Figure 4 shows the point of direct contact between O(3P) and surface-bound organic compounds, which is the most sensitive point of analysis. IR beam used for in situ analysis of the heterogeneous reactions is, therefore, in the upper half of the tungsten grid containing the sample.

Figure 4. FTIR mapping of oxygen plasma on the surface. Plasma was generated under an oxygen pressure of 75 mTorr and allowed to react on a 1,2-dyhydroxylbenzene surface for 1 min.

2. Heterogeneous Reaction: Adsorbed Benzaldehyde + O(3P)

Infrared scans are collected as the reaction between plasma and adsorbed benzaldehyde takes place, with the infrared spectra referenced to C7H6O(a) on Al2O3. As the experiment progresses, new surface-bound products are observed upon plasma treatment. In Figure 5, the hydroxyl group absorption band (3250 cm-1) was observed to increase as a function of reaction time. There were also spectral changes observed that indicated a growth of carbonyl groups at 1740 cm-1.

Figure 5. The IR spectra of plasma oxidation of benzaldehyde, referenced to adsorbed benzaldehyde. The spectra were taken at time intervals of 35 seconds, showing oxidation with respect to the duration of plasma treatment.

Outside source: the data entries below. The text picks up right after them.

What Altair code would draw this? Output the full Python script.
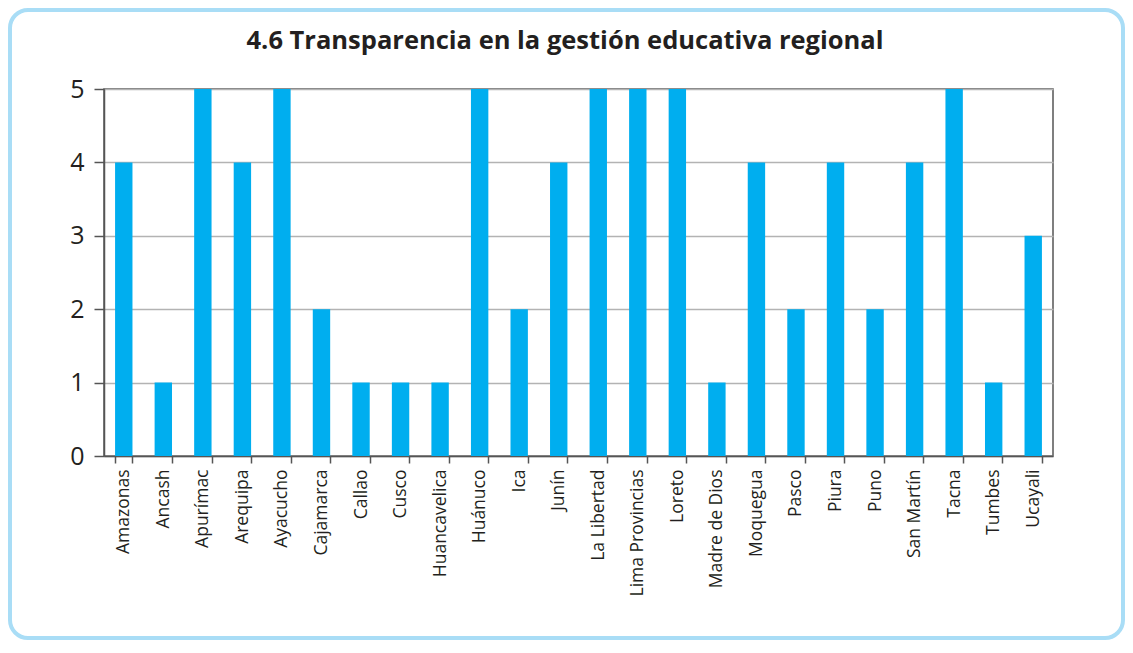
import altair as alt
import pandas as pd

regions = ["Amazonas", "Ancash", "Apurímac", "Arequipa", "Ayacucho", "Cajamarca",
           "Callao", "Cusco", "Huancavelica", "Huánuco", "Ica", "Junín",
           "La Libertad", "Lima Provincias", "Loreto", "Madre de Dios", "Moquegua",
           "Pasco", "Piura", "Puno", "San Martín", "Tacna", "Tumbes", "Ucayali"]
values = [4, 1, 5, 4, 5, 2, 1, 1, 1, 5, 2, 4, 5, 5, 5, 1, 4, 2, 4, 2, 4, 5, 1, 3]
title_text = "4.6 Transparencia en la gestión educativa regional"

df = pd.DataFrame({"region": regions, "valor": values})

FONT = "Open Sans"
W, H = 949, 367

bars = alt.Chart(df).mark_bar(color="#00AEEF").encode(
    x=alt.X("region:N", sort=regions, title=None,
            scale=alt.Scale(paddingInner=0.56, paddingOuter=0.28),
            axis=alt.Axis(labelAngle=-90, labelFontSize=17.5, labelFont=FONT,
                          labelColor="#231F20", labelPadding=6, tickBand="extent",
                          tickSize=7, tickColor="#555555", tickWidth=1.5,
                          domainColor="#555555", domainWidth=1.5,
                          labelAlign="right", labelBaseline="middle")),
    y=alt.Y("valor:Q", title=None,
            scale=alt.Scale(domain=[0, 5], nice=False),
            axis=alt.Axis(values=[0, 1, 2, 3, 4, 5], labelFontSize=25, labelFont=FONT,
                          labelColor="#231F20", labelPadding=10, tickSize=10,
                          tickColor="#555555", tickWidth=1.5, domainColor="#555555",
                          domainWidth=1.5, grid=True, gridColor="#B3B3B3",
                          gridWidth=1.5)),
)

title = alt.Chart(pd.DataFrame({"t": [title_text]})).mark_text(
    font=FONT, fontSize=25.5, fontWeight="bold", color="#231F20",
    align="center", baseline="middle"
).encode(
    text="t:N", x=alt.value(461), y=alt.value(-48)
)

frame = alt.Chart(pd.DataFrame({"a": [0]})).mark_rect(
    fill=None, stroke="#A9DDF6", strokeWidth=4, cornerRadius=18
).encode(
    x=alt.value(-94), x2=alt.value(1019),
    y=alt.value(-79), y2=alt.value(549),
)

chart = alt.layer(bars, title, frame).properties(
    width=W, height=H,
    autosize=alt.AutoSizeParams(type="none"),
    padding={"left": 96, "top": 81, "right": 72, "bottom": 184},
).configure_view(
    stroke="#555555", strokeWidth=1.5
)

chart.save("out.html", embed_options={"renderer": "svg", "actions": False})
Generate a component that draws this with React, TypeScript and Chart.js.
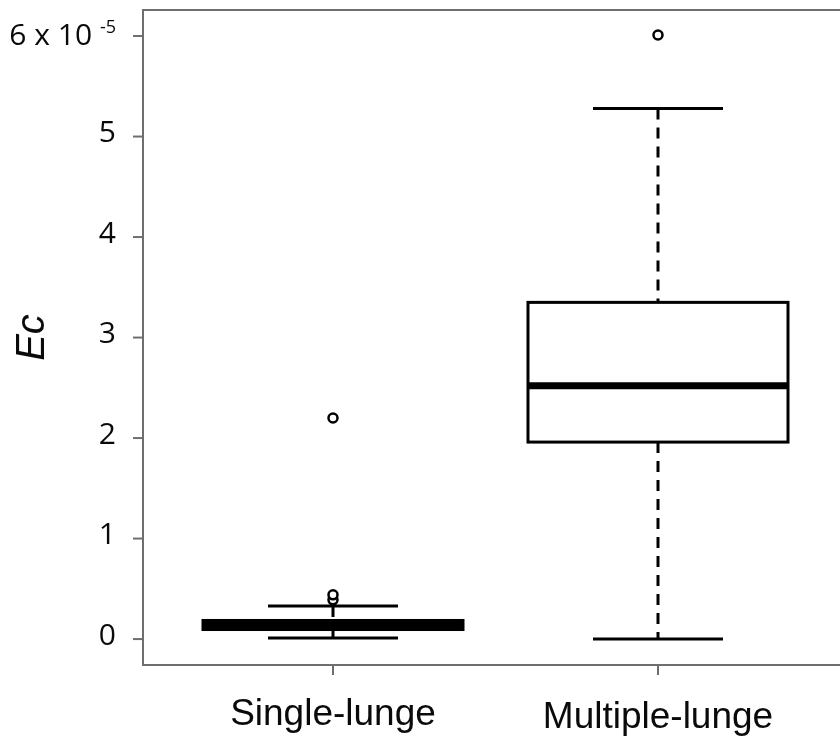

The preliminary study showed an initial increase in the functionalization by oxygen containing groups up to 10 minutes after the reaction. As can be seen in Figure 5, after 10 minutes the vibrational bands of the oxidation products decrease, due to the removal of products by continued plasma treatment.

3. Year two objectives

Year two will concentrate on kinetic data acquisition of the reaction between O(3P) and chemisorbed hydrocarbons. Hydrocarbons used in Year 2 consist on several proxies with different numbers of instaurations, such as cyclohexane and cyclohexene. Our objective will be to obtain initial rates of surface-bound oxidation products. In addition, by capturing any gas-phase organics, desorbed products will be analyzed ex situ via GC-MS. Finally, computational simulation of the adsorbed reactants and products will be used as a first step in simulating the chemical reaction between adsorbed hydrocarbons and O(3P).